DATA SHOWN

▬▬▬▬▬▬

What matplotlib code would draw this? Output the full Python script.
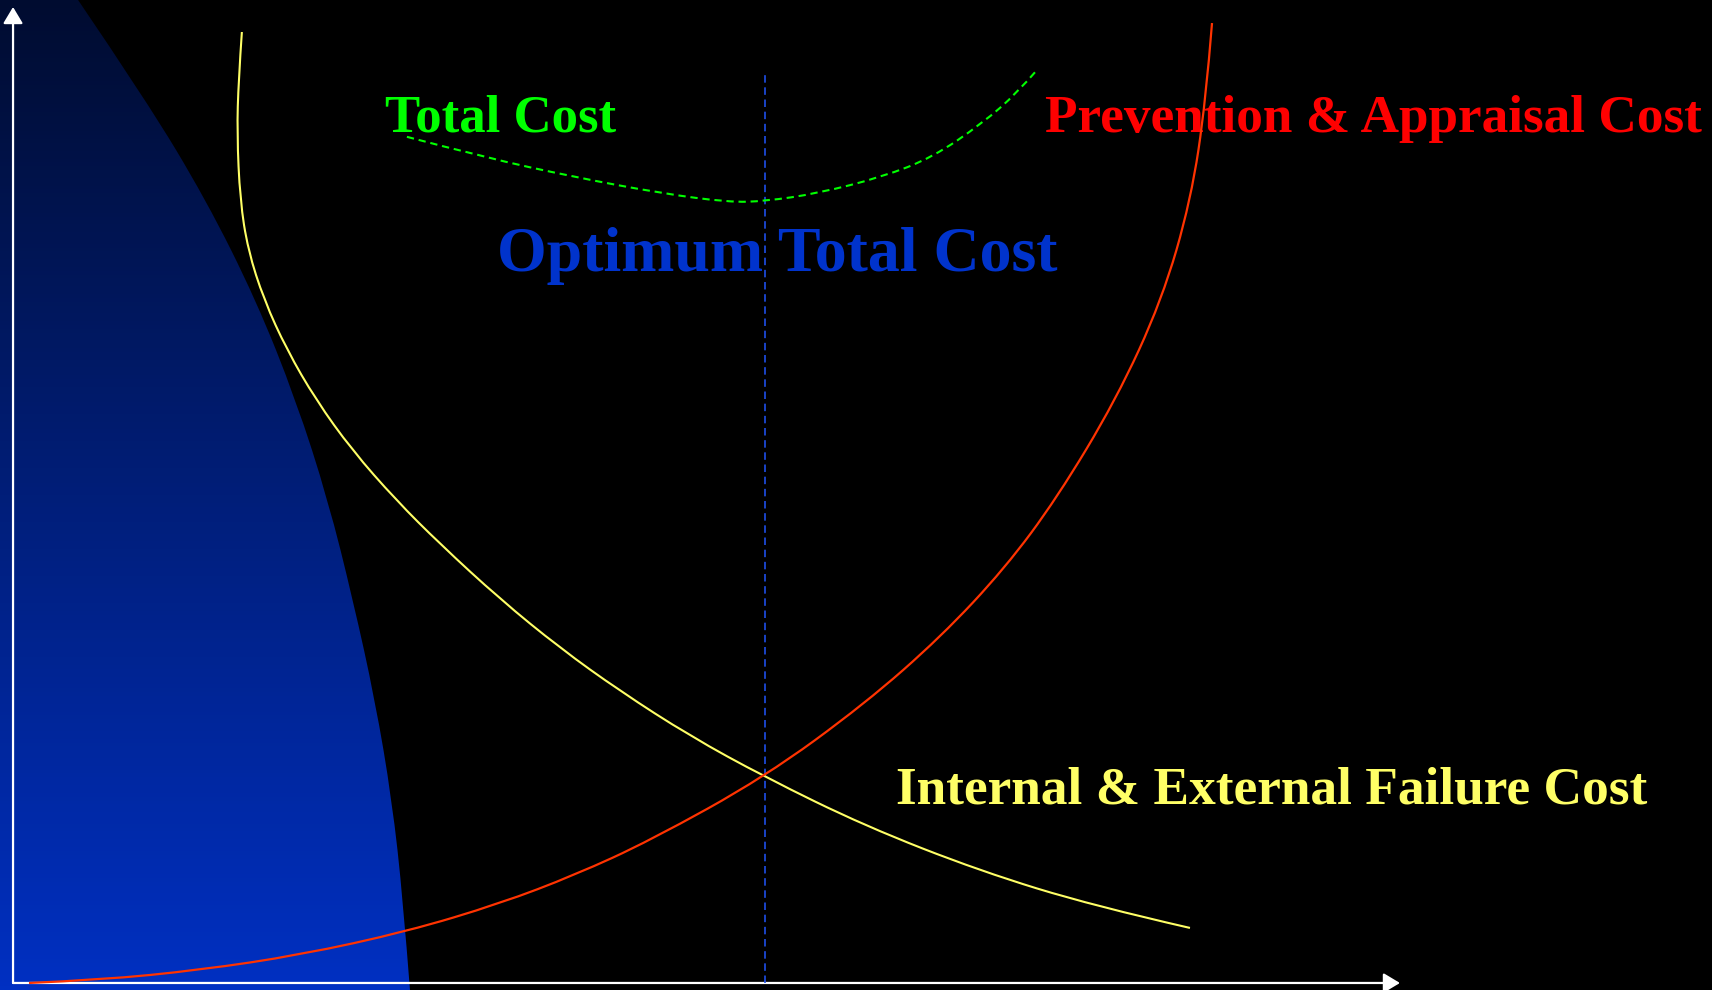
import matplotlib.pyplot as plt
import numpy as np
from matplotlib.path import Path
from matplotlib.patches import PathPatch
from matplotlib.colors import LinearSegmentedColormap

# Cost of quality model: quality level (x) against cost (y), both on a 0-100 scale
failure_x = [16.5, 16.26, 16.15, 16.37, 16.94, 18.1, 19.75, 21.85, 24.44, 27.61, 30.79,
             35.11, 39.44, 43.76, 48.81, 54.2, 61.43, 69.72, 77.94, 84.86]
failure_y = [97.44, 92.52, 87.09, 80.23, 75.1, 69.98, 64.86, 59.73, 54.61, 49.49, 44.98,
             39.34, 34.32, 29.92, 25.31, 21.11, 16.09, 11.48, 7.89, 5.64]

prevention_x = [1.15, 6.27, 13.48, 20.69, 28.41, 35.11, 40.52, 45.93, 54.2, 61.43, 66.91,
                71.52, 75.27, 79.52, 82.84, 84.93, 86.01, 86.45]
prevention_y = [0.0, 0.31, 1.33, 2.87, 5.28, 8.14, 11.07, 14.59, 21.11, 28.63, 35.48,
                42.5, 49.69, 59.73, 69.98, 80.23, 90.47, 98.36]

total_x = [28.4, 34.0, 40.4, 46.8, 51.6, 54.2, 58.0, 62.7, 66.3, 69.9, 72.4, 73.8]
total_y = [86.7, 84.6, 82.6, 80.9, 80.0, 80.1, 80.9, 82.6, 84.6, 88.1, 91.2, 93.5]

optimum_x = 54.2
optimum_top = 93.4

# right-hand edge of the shaded zone on the left
zone_edge_x = [4.69, 9.59, 13.92, 17.52, 20.4, 22.71, 24.51, 26.1, 27.32, 28.12, 28.62]
zone_edge_y = [100.72, 90.47, 80.23, 69.98, 59.73, 49.49, 39.24, 28.99, 18.75, 8.5, -0.72]


def smooth_path(xs, ys):
    # quadratic Bezier through the midpoints, using the points as control points
    pts = list(zip(xs, ys))
    verts, codes = [pts[0]], [Path.MOVETO]
    for i in range(1, len(pts) - 1):
        if i < len(pts) - 2:
            end = ((pts[i][0] + pts[i + 1][0]) / 2, (pts[i][1] + pts[i + 1][1]) / 2)
        else:
            end = pts[-1]
        verts += [pts[i], end]
        codes += [Path.CURVE3, Path.CURVE3]
    return verts, codes


fig = plt.figure(figsize=(17.12, 9.90), dpi=100, facecolor='black')
ax = fig.add_axes([0, 0, 1, 1])
ax.set_facecolor('black')
xlim = (-0.94, 122.5)
ylim = (-0.72, 100.72)

# shaded zone: vertical blue gradient clipped to the zone outline
grad = np.linspace(0, 1, 256).reshape(-1, 1)
cmap = LinearSegmentedColormap.from_list('zone', ['#0030c2', '#000c30'])
im = ax.imshow(grad, extent=(xlim[0], xlim[1], ylim[0], ylim[1]), origin='lower',
               cmap=cmap, aspect='auto', zorder=0)
verts, codes = smooth_path(zone_edge_x, zone_edge_y)
verts += [(xlim[0], ylim[0]), (xlim[0], ylim[1]), verts[0]]
codes += [Path.LINETO, Path.LINETO, Path.CLOSEPOLY]
zone = PathPatch(Path(verts, codes), facecolor='none', edgecolor='none')
ax.add_patch(zone)
im.set_clip_path(zone)

ax.set_xlim(*xlim)
ax.set_ylim(*ylim)
ax.axis('off')

# axes drawn as white arrows
arrow = dict(arrowstyle='-|>,head_length=0.5,head_width=0.3', color='white', lw=1.6,
             shrinkA=0, shrinkB=0, mutation_scale=20)
ax.annotate('', xy=(100, 0), xytext=(0, 0), arrowprops=arrow, zorder=1)
ax.annotate('', xy=(0, 100), xytext=(0, 0), arrowprops=arrow, zorder=1)

# labels
serif = 'Liberation Serif'
ax.text(26.8, 87.2, 'Total Cost', color='#00ff00', fontsize=38, fontweight='bold',
        family=serif, va='baseline', zorder=2)
ax.text(74.4, 87.2, 'Prevention & Appraisal Cost', color='#ff0000', fontsize=38.3,
        fontweight='bold', family=serif, va='baseline', zorder=2)
ax.text(34.9, 72.95, 'Optimum Total Cost', color='#0033cc', fontsize=46,
        fontweight='bold', family=serif, va='baseline', zorder=2)
ax.text(63.7, 18.4, 'Internal & External Failure Cost', color='#ffff66', fontsize=38.4,
        fontweight='bold', family=serif, va='baseline', zorder=2)

# optimum marker
ax.plot([optimum_x, optimum_x], [0, optimum_top], color='#1f4fe8', lw=1.2,
        dashes=(4.5, 2.8), zorder=3)

# cost curves
curves = [
    (failure_x, failure_y, '#ffff66', 1.5, 'solid'),
    (prevention_x, prevention_y, '#ff3300', 1.6, 'solid'),
    (total_x, total_y, '#00ff00', 1.5, (0, (3.5, 2.3))),
]
for xs, ys, color, lw, style in curves:
    v, c = smooth_path(xs, ys)
    ax.add_patch(PathPatch(Path(v, c), facecolor='none', edgecolor=color, lw=lw,
                           linestyle=style, capstyle='butt', zorder=4))

fig.savefig('out.png', dpi=100, facecolor='black')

▬▬▬▬▬▬

GOAL
Restate the data word for word from its first line through the line with "from matplotlib.colors import", leaving out any picture along the way.

TASK SOLUTION
What matplotlib code would draw this? Output the full Python script.
import matplotlib.pyplot as plt
import numpy as np
from matplotlib.path import Path
from matplotlib.patches import PathPatch
from matplotlib.colors import LinearSegmentedColormap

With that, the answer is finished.